Evangelical college professors and public action organizations like Bread for the World (BFW) and Evangelicals for Social Action (ESA) have developed sophisticated arguments as well as direct servicess to address poverty. David Beckman and Art Simon articulate BFW's vision in Grace at the Table. Ron Sider adds breadth and depth in Just Generosity: A New Vision for Overcoming Poverty in America. And David Gushee presents more than a dozen essays from keen evangelical minds in Toward a Just and Caring Society.
Running throughout this issue is talk about religion and politics, about faith-based worldviews that shape public life. Faith and politics concern more than a candidate's personal feelings and private convictions. Faith, says the editor, oreients all of life for all people, publicly as well as privately.
A top domestic priority is to clarify government's relation to the most basic social institutions. The editors call for reforms to recognize the institutional independence and religious freedom of families, schools, and other institutions in the social service sector. By contrast, current efforts to redefine homosexual partnerships as marriage should be resisted because they would reduce not expand pluralism by confusing friendship with marriage.
John Witte's study, Religion and the American Constitutional Experiment, explains why the U.S. Constitution's First Amendment religion clauses--"free exercise" and "no establishment"--had a richer meaning for the founders than they do for the Supreme Court today. We need to broaden and deepen current understanding, he argues. William Stevenson's Sovereign Grace explores the idea of freedom in John Calvin's political thought and highlights the thin, weak, and almost empty meaning of the term "freedom" today.

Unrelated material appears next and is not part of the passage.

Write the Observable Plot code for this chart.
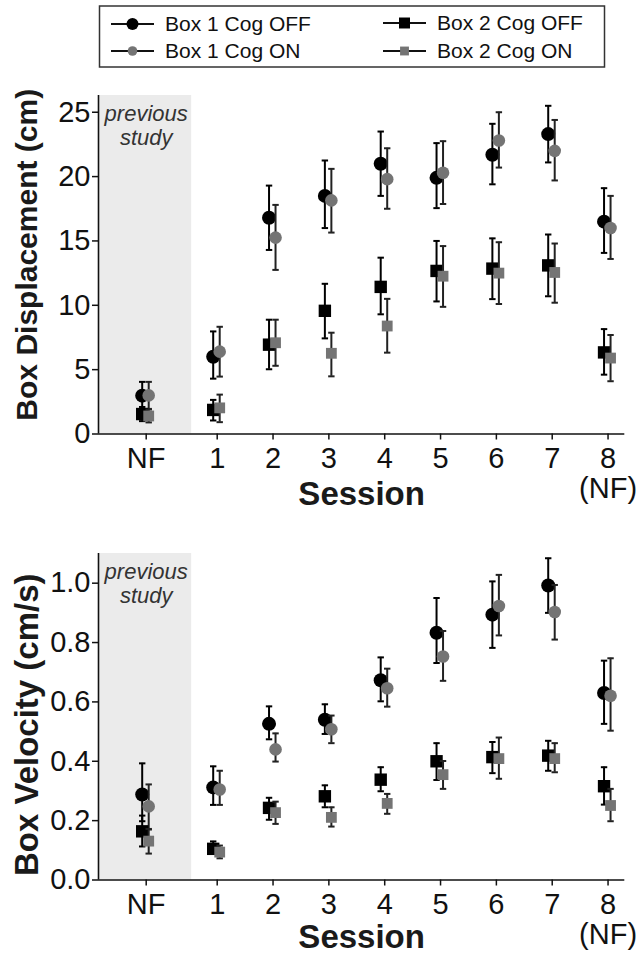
<!DOCTYPE html>
<html><head><meta charset="utf-8">
<script src="https://cdn.jsdelivr.net/npm/d3@7"></script>
<script src="https://cdn.jsdelivr.net/npm/@observablehq/plot@0.6"></script>
<style>
body{margin:0;background:#fff;width:640px;height:954px;position:relative;overflow:hidden;font-family:"Liberation Sans",Arial,sans-serif}
#legend,#top,#bottom{position:absolute;left:0}
#legend{top:0}
#top{top:75px}
#bottom{top:520px}
</style></head><body>
<div id="legend"></div><div id="top"></div><div id="bottom"></div>
<script>
// ---------- data ----------
const sessions = ["NF","1","2","3","4","5","6","7","8"];
const sessionTickLabels = ["NF","1","2","3","4","5","6","7","8\n(NF)"];
const seriesNames = ["Box 1 Cog OFF","Box 1 Cog ON","Box 2 Cog OFF","Box 2 Cog ON"];

// Box displacement (cm): mean, upper and lower error-bar ends
const dispB1Off   = [2.98, 6.0, 16.8, 18.5, 21.0, 19.9, 21.7, 23.3, 16.5];
const dispB1OffHi = [4.05, 7.97, 19.3, 21.25, 23.5, 22.6, 24.1, 25.5, 19.1];
const dispB1OffLo = [1.9, 4.3, 14.3, 16.0, 18.5, 17.55, 19.4, 21.1, 14.07];
const dispB1On    = [3.0, 6.4, 15.26, 18.15, 19.8, 20.3, 22.8, 22.0, 16.0];
const dispB1OnHi  = [4.05, 8.33, 17.8, 20.6, 22.2, 22.75, 25.0, 24.4, 18.5];
const dispB1OnLo  = [1.95, 4.46, 12.75, 15.65, 17.5, 17.87, 20.7, 19.7, 13.6];
const dispB2Off   = [1.55, 1.87, 6.94, 9.57, 11.43, 12.67, 12.85, 13.1, 6.34];
const dispB2OffHi = [2.1, 2.65, 8.88, 11.67, 13.7, 15.0, 15.2, 15.5, 8.15];
const dispB2OffLo = [1.0, 1.05, 5.03, 7.43, 9.3, 10.3, 10.48, 10.7, 4.61];
const dispB2On    = [1.4, 2.03, 7.09, 6.27, 8.39, 12.26, 12.5, 12.55, 5.9];
const dispB2OnHi  = [1.9, 3.06, 8.88, 7.87, 10.5, 14.6, 14.9, 14.8, 7.69];
const dispB2OnLo  = [0.9, 0.92, 5.3, 4.48, 6.32, 9.88, 10.1, 10.2, 4.1];

// Box velocity (cm/s)
const velB1Off   = [0.288, 0.312, 0.526, 0.540, 0.673, 0.833, 0.894, 0.992, 0.630];
const velB1OffHi = [0.393, 0.383, 0.585, 0.592, 0.750, 0.950, 1.006, 1.084, 0.739];
const velB1OffLo = [0.198, 0.253, 0.474, 0.492, 0.602, 0.731, 0.782, 0.900, 0.526];
const velB1On    = [0.248, 0.305, 0.440, 0.508, 0.646, 0.753, 0.923, 0.903, 0.621];
const velB1OnHi  = [0.322, 0.368, 0.494, 0.554, 0.712, 0.839, 1.028, 0.994, 0.747];
const velB1OnLo  = [0.170, 0.253, 0.399, 0.461, 0.584, 0.671, 0.824, 0.810, 0.503];
const velB2Off   = [0.164, 0.105, 0.243, 0.282, 0.338, 0.400, 0.414, 0.419, 0.316];
const velB2OffHi = [0.217, 0.130, 0.277, 0.319, 0.380, 0.461, 0.465, 0.469, 0.380];
const velB2OffLo = [0.113, 0.088, 0.203, 0.245, 0.299, 0.337, 0.360, 0.368, 0.254];
const velB2On    = [0.131, 0.094, 0.227, 0.211, 0.258, 0.355, 0.409, 0.409, 0.251];
const velB2OnHi  = [0.172, 0.116, 0.264, 0.245, 0.290, 0.401, 0.480, 0.461, 0.307];
const velB2OnLo  = [0.089, 0.073, 0.189, 0.180, 0.223, 0.307, 0.341, 0.363, 0.198];

const dispTicks = [0, 5, 10, 15, 20, 25];
const velTicks = [0, 0.2, 0.4, 0.6, 0.8, 1.0];

// ---------- styles ----------
const FONT = '"Liberation Sans", Arial, Helvetica, sans-serif';
const GRAY = "#747474";
const seriesStyle = [
  {symbol: "circle", fill: "#000", r: 7.0, dx: -4, bar: "#000"},
  {symbol: "circle", fill: GRAY,  r: 6.3, dx: 2.5, bar: "#222"},
  {symbol: "square", fill: "#000", r: 7.0, dx: -4, bar: "#000"},
  {symbol: "square", fill: GRAY,  r: 6.1, dx: 2.5, bar: "#222"}
];
const capSymbol = {draw(ctx, size) { const w = Math.sqrt(size / Math.PI); ctx.moveTo(-w, 0); ctx.lineTo(w, 0); }};

// piecewise session scale: NF sits further left of session 1
const xDomain = [-0.85, 0, 1, 8.3];
const xRange = [98, 145.7, 216.7, 624.3];
const shadeEnd = 0.64;

function rows(v, lo, hi) { return sessions.map((s, i) => ({i, v: v[i], lo: lo[i], hi: hi[i]})); }

function seriesMarks(data, st) {
  return [
    Plot.ruleX(data, {x: "i", y1: "lo", y2: "hi", dx: st.dx, stroke: st.bar, strokeWidth: 2}),
    Plot.dot(data, {x: "i", y: "hi", dx: st.dx, symbol: capSymbol, r: 3.2, stroke: st.bar, strokeWidth: 2, fill: "none"}),
    Plot.dot(data, {x: "i", y: "lo", dx: st.dx, symbol: capSymbol, r: 3.2, stroke: st.bar, strokeWidth: 2, fill: "none"}),
    Plot.dot(data, {x: "i", y: "v", dx: st.dx, symbol: st.symbol, r: st.r, fill: st.fill, stroke: "none"})
  ];
}

function panel({series, yMax, yTicks, yFormat, yLabel, labelSize, height, marginTop, marginBottom, labelDy, titleDy}) {
  return Plot.plot({
    width: 640, height, marginLeft: 98, marginRight: 15.7, marginTop, marginBottom,
    style: {fontFamily: FONT, fontSize: "29px", color: "#111", background: "white", overflow: "visible"},
    x: {type: "linear", domain: xDomain, range: xRange},
    y: {domain: [0, yMax]},
    marks: [
      Plot.rect([0], {x1: () => xDomain[0], x2: () => shadeEnd, y1: () => 0, y2: () => yMax, fill: "#ebebeb"}),
      Plot.text([0], {x: () => 0, frameAnchor: "top", dy: 30, text: () => "previous\nstudy", fontStyle: "italic", fontSize: 22, lineHeight: 1.09, fill: "#333", lineAnchor: "middle"}),
      ...series.flatMap((d, k) => seriesMarks(d, seriesStyle[k])),
      Plot.ruleY([0], {stroke: "#111", strokeWidth: 1.6}),
      Plot.ruleX([xDomain[0]], {stroke: "#111", strokeWidth: 1.6}),
      Plot.axisY({ticks: yTicks, tickFormat: yFormat, tickSize: 6, tickPadding: 2, label: null, strokeWidth: 1.5, fill: "#111"}),
      Plot.axisX({ticks: d3.range(sessions.length), tickFormat: i => sessionTickLabels[i], tickSize: 6, tickPadding: 7, label: null, strokeWidth: 1.5, lineHeight: 1.03, fill: "#111"}),
      Plot.text([0], {frameAnchor: "left", textAnchor: "middle", lineAnchor: "middle", dx: -71, dy: labelDy, rotate: -90, text: () => yLabel, fontWeight: "bold", fontSize: labelSize, fill: "#1a1a1a"}),
      Plot.text([0], {frameAnchor: "bottom", lineAnchor: "middle", dy: titleDy, text: () => "Session", fontWeight: "bold", fontSize: 33, fill: "#1a1a1a"})
    ]
  });
}

const topChart = panel({
  series: [rows(dispB1Off, dispB1OffLo, dispB1OffHi), rows(dispB1On, dispB1OnLo, dispB1OnHi),
           rows(dispB2Off, dispB2OffLo, dispB2OffHi), rows(dispB2On, dispB2OnLo, dispB2OnHi)],
  yMax: 26.3, yTicks: dispTicks, yFormat: d3.format("d"), yLabel: "Box Displacement (cm)", labelSize: 30,
  height: 440, marginTop: 20, marginBottom: 81.5, labelDy: -10, titleDy: 60
});
document.getElementById("top").append(topChart);

const bottomChart = panel({
  series: [rows(velB1Off, velB1OffLo, velB1OffHi), rows(velB1On, velB1OnLo, velB1OnHi),
           rows(velB2Off, velB2OffLo, velB2OffHi), rows(velB2On, velB2OnLo, velB2OnHi)],
  yMax: 1.1, yTicks: velTicks, yFormat: d3.format(".1f"), yLabel: "Box Velocity (cm/s)", labelSize: 33,
  height: 434, marginTop: 33, marginBottom: 74.5, labelDy: 8, titleDy: 57
});
document.getElementById("bottom").append(bottomChart);

// ---------- legend ----------
const lg = d3.select("#legend").append("svg").attr("width", 640).attr("height", 75)
  .style("font-family", FONT);
lg.append("rect").attr("x", 99.5).attr("y", 6).attr("width", 505).attr("height", 61)
  .attr("fill", "none").attr("stroke", "#333").attr("stroke-width", 1.5);
const legendPos = [{x: 111, y: 24}, {x: 111, y: 51}, {x: 383, y: 23}, {x: 383, y: 51}];
seriesNames.forEach((name, k) => {
  const p = legendPos[k], st = seriesStyle[k];
  const g = lg.append("g").attr("transform", `translate(${p.x},${p.y})`);
  g.append("line").attr("x1", 0).attr("x2", 43).attr("stroke", "#111").attr("stroke-width", 2);
  const sym = st.symbol === "circle" ? d3.symbolCircle : d3.symbolSquare;
  const rr = k === 0 ? 6 : k === 1 ? 4.8 : k === 2 ? 6.2 : 5;
  g.append("path").attr("transform", "translate(21.5,0)")
    .attr("d", d3.symbol(sym, Math.PI * rr * rr)()).attr("fill", st.fill);
  g.append("text").attr("x", 54).attr("y", 0).attr("dy", "0.35em")
    .attr("font-size", 21).attr("fill", "#111").text(name);
});
</script>
</body></html>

A new book by Peter Berger says religions are on the rise throughout the world, not dying away as secularizers expected. A second, much less noted error of judgment, says James Skillen, is to assume that belief in secularization is a non-religious belief. It is better, then, to speak of different religious views of life, including secularism, rather than to contrast "relgious" with "secular."
Joseph Viteritti argues in Choosing Equality that public education "no longer needs to be defined soley in terms of schools run and operated by government." School choice is a hot topic today but not yet a coherent movement, according to Hubert Morken and Jo Renee Fumicola's nationwide assessment of The Politics of School Choice.